Challenges to the M&A Landscape
Equally, geopolitical uncertainty has the potential to dampen M&A activity too. Potential for further sanctions on foreign countries, uncertainty in the Middle East and upcoming elections in the world’s largest economies are all factors which may affect levels of M&A activity. Thus, it is near impossible to fully predict the upcoming M&A landscape. Moreover, the new ‘Foreign Subsidies Regulation’ [FSR] in the EU provides an additional challenge to the investment environment. It is aimed at eliminating the distortive effects of non-EU subsidies in EU markets. Thus, adding a further hurdle to M&A transactions. The FSR’s requirement for companies to disclose a broad range of financial contributions from non-EU governments will extend the transaction timeline, especially for transactions which involve ‘high risk’ financial contributions.
Regulatory hurdles extend into the tech sector, particularly A.I., as a new and influential field. The additional interventionism by competition authorities has been driven by concerns around previous under-enforcement in this sector. Brian Harley, Counsel and Tech M&A Leader at Clifford Chance in Hong Kong, outlines the broad consensus on the need to regulate this new technology but such little agreement on how to regulate it. The fear is that possible divergent approaches to A.I. will generate a fragmentary regulatory landscape. The consequences of which involve the growth of A.I. to adopt targeted M&A strategies, pursuing deals aligned with different regulations in different markets.

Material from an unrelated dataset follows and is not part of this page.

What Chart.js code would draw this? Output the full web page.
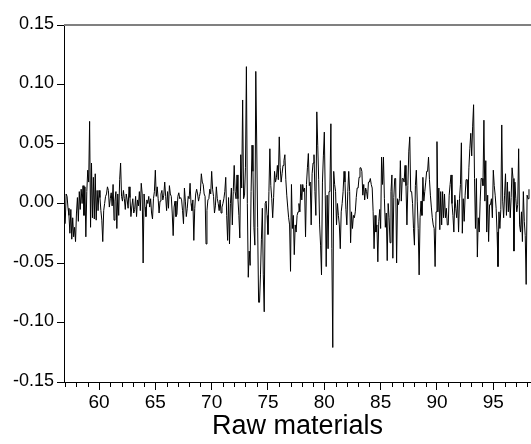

Evaluation of the 2024 M&A Landscape:
Overall, 2024 looks to be an attractive year for M&A compared to 2023. Although a return to 2021 levels is unexpected, there will likely be a flurry of strategic acquisitions and divestments. As companies seek to synergise and reduce costs in the current economic climate, there is an expectation of increased bolt-on transactions, spin-offs and peer-to-peer M&A too. These transactions will allow for corporates to exit non-core businesses and create opportunities for private equity sponsors to acquire smaller firms and offset the loss of income from underperforming assets.